Union Officials Forced to Agree to New Decertification Election after Workers Complained of Union Intimidation

Posted in News Releases

Banning, California (July 11, 2008) – In response to objections filed by workers represented by the National Right to Work Foundation alleging union misconduct during a recent decertification election at Coastline Manufacturing, International Brotherhood of Painters and Allied Trades Local 636 union officials decided to save face rather than go through an embarrassing National Labor Relations Board (NLRB) hearing.
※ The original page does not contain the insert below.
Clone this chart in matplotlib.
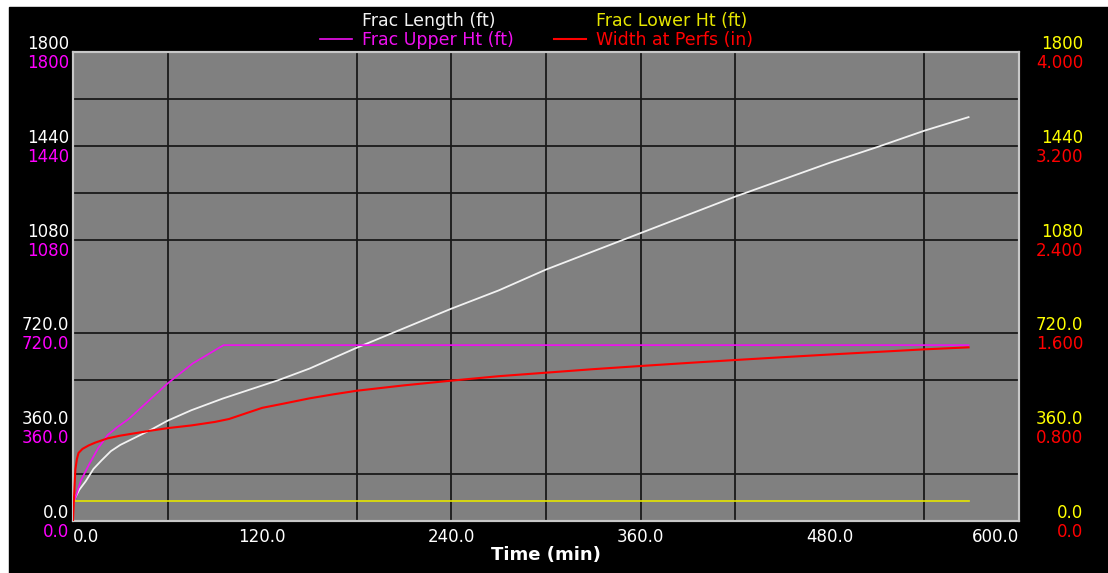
import matplotlib
matplotlib.use("Agg")
import matplotlib.pyplot as plt
from matplotlib.patches import Rectangle
from matplotlib.transforms import offset_copy

# Frac Length (ft)
len_time = [0, 1, 4, 8, 13, 18, 24, 30, 40, 50, 60, 75, 95, 110, 130, 150, 180,
            210, 240, 270, 300, 330, 360, 390, 420, 450, 480, 510, 540, 568]
frac_length = [60, 85, 120, 152, 200, 232, 268, 292, 322, 352, 385, 425, 470, 500,
               540, 585, 665, 740, 815, 885, 965, 1035, 1105, 1175, 1245, 1310,
               1375, 1435, 1498, 1550]

# Frac Upper Ht (ft)
up_time = [0, 1, 5, 10, 16, 22, 28, 35, 45, 60, 76, 95.5, 568]
frac_upper = [60, 80, 155, 215, 280, 330, 360, 390, 445, 528, 605, 675, 675]

# Frac Lower Ht (ft)
low_time = [0.5, 568]
frac_lower = [77, 77]

# Width at Perfs (in)
w_time = [0, 0.5, 1, 1.5, 2.5, 3.5, 6, 10, 14, 22, 30, 40, 50, 60, 75, 90, 99,
          110, 120, 135, 150, 165, 180, 210, 240, 270, 300, 330, 360, 390, 420,
          450, 480, 510, 540, 568]
width_perfs = [0, 0.15, 0.30, 0.44, 0.53, 0.58, 0.615, 0.645, 0.668, 0.705, 0.728,
               0.75, 0.772, 0.792, 0.815, 0.845, 0.87, 0.92, 0.965, 1.005, 1.046,
               1.08, 1.111, 1.157, 1.197, 1.235, 1.265, 1.295, 1.322, 1.348, 1.373,
               1.397, 1.42, 1.442, 1.464, 1.481]

x_ticks = [0, 120, 240, 360, 480, 600]
x_labels = ["0.0", "120.0", "240.0", "360.0", "480.0", "600.0"]
ft_ticks = [0, 360, 720, 1080, 1440, 1800]
ft_labels = ["0.0", "360.0", "720.0", "1080", "1440", "1800"]
in_ticks = [0, 0.8, 1.6, 2.4, 3.2, 4.0]
in_labels = ["0.0", "0.800", "1.600", "2.400", "3.200", "4.000"]

grid_x = [60, 180, 240, 300, 360, 420, 540]
grid_y = [180, 540, 720, 1080, 1260, 1440, 1620]

W, H = 1108, 573
FS = 12
plt.rcParams['font.family'] = ['DejaVu Sans']

fig = plt.figure(figsize=(W / 100, H / 100), dpi=100, facecolor='white')
fig.add_artist(Rectangle((9 / W, 0), 1, 1 - 7 / H, transform=fig.transFigure,
                         color='black', zorder=-10))

ax = fig.add_axes([73 / W, 1 - 521 / H, 946 / W, 469 / H])
ax.set_facecolor('#808080')
ax.set_xlim(0, 600)
ax.set_ylim(0, 1800)
ax2 = ax.twinx()
ax2.set_ylim(0, 4)

for gx in grid_x:
    ax.axvline(gx, color='#1a1a1a', lw=1.3, zorder=1)
for gy in grid_y:
    ax.axhline(gy, color='#1a1a1a', lw=1.3, zorder=1)

l_len, = ax.plot(len_time, frac_length, color='#f2f2f2', lw=1.3, zorder=3)
l_up, = ax.plot(up_time, frac_upper, color='#f010f0', lw=1.2, zorder=3)
l_low, = ax.plot(low_time, frac_lower, color='#e6e600', lw=1.2, zorder=3)
l_w, = ax2.plot(w_time, width_perfs, color='#ff0000', lw=1.5, zorder=3)

for a in (ax, ax2):
    a.set_yticks([])
    for s in a.spines.values():
        s.set_color('#c8c8c8')
        s.set_linewidth(1.5)

ax.set_xticks(x_ticks, x_labels, color='white', fontsize=FS)
ax.tick_params(axis='x', length=0, pad=5)
xl = ax.get_xticklabels()
xl[0].set_ha('left')
xl[-1].set_ha('right')
ax.set_xlabel('Time (min)', color='white', fontsize=13, fontweight='bold', labelpad=0)

# stacked axis labels: upper one above the tick, lower one below it
tl = ax.get_yaxis_transform()
tr = ax2.get_yaxis_transform()
for v, lab in zip(ft_ticks, ft_labels):
    ax.text(-4 / 946, v, lab, transform=offset_copy(tl, fig=fig, y=3, units='dots'),
            ha='right', va='baseline', color='white', fontsize=FS, clip_on=False)
    ax.text(-4 / 946, v, lab, transform=offset_copy(tl, fig=fig, y=-2, units='dots'),
            ha='right', va='top', color='#ff00ff', fontsize=FS, clip_on=False)
    ax.text(1 + 64 / 946, v, lab, transform=offset_copy(tl, fig=fig, y=3, units='dots'),
            ha='right', va='baseline', color='#ffff00', fontsize=FS, clip_on=False)
for v, lab in zip(in_ticks, in_labels):
    ax2.text(1 + 64 / 946, v, lab, transform=offset_copy(tr, fig=fig, y=-2, units='dots'),
             ha='right', va='top', color='#ff0000', fontsize=FS, clip_on=False)

leg = fig.legend([l_len, l_up, l_low, l_w],
                 ['Frac Length (ft)', 'Frac Upper Ht (ft)',
                  'Frac Lower Ht (ft)', 'Width at Perfs (in)'],
                 ncol=2, loc='upper left', bbox_to_anchor=(320 / W, 1 - 12 / H),
                 frameon=False, prop={'size': 12.5}, handlelength=1.85,
                 handletextpad=0.57, columnspacing=2.3, labelspacing=0.08,
                 borderpad=0, borderaxespad=0, labelcolor='linecolor')
leg.legend_handles[0].set_visible(False)
leg.legend_handles[2].set_visible(False)

fig.savefig('out.png', dpi=100, facecolor=fig.get_facecolor())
Instead, they agreed to a new election to determine whether the union will retain its monopoly bargaining privileges.

After union officials unlawfully tampered with employees’ efforts to prove a majority didn’t want union representation, workers contacted the National Right to Work Foundation for free legal assistance. Employees at the glass manufacturing company then sought a union decertification election supervised by the NLRB to formally toss the International Brotherhood of Painters and Allied Trades local out of their workplace.

On May 19, a majority of workers voted to retain union representation, but the results were marred by union threats, intimidation, and other irregularities. Foundation staff attorneys filed official objections with the NLRB’s Regional Director, citing five union violations of federal labor election guidelines and asking for a new decertification election so that employees could freely express their preferences.

Workers reported that the union illegally tainted the election by installing a union official as a supposedly “neutral” election observer, threatening employees with financial penalties and employer confiscation of pension funds in the event of decertification, menacing workers with suggestions of lay-offs if the union were to be ejected, and threatening employees with disclosure of family members’ immigration status.

The NLRB Regional Director granted a hearing to resolve employees’ objections, but union officials apparently recognized the likelihood of an embarrassing loss and, at the 11th hour, decided to withdraw from the proceedings and instead agree to another federally-supervised decertification election.

“Union officials’ willingness to intimidate the very employees they are supposed to represent irreparably compromised the integrity of the decertification election,” said Stefan Gleason, vice president of the National Right to Work Foundation. “The union’s decision not to contest the workers’ charges clearly demonstrates the process was fatally flawed. We can only hope that this next election will fairly reflect employees’ preferences.”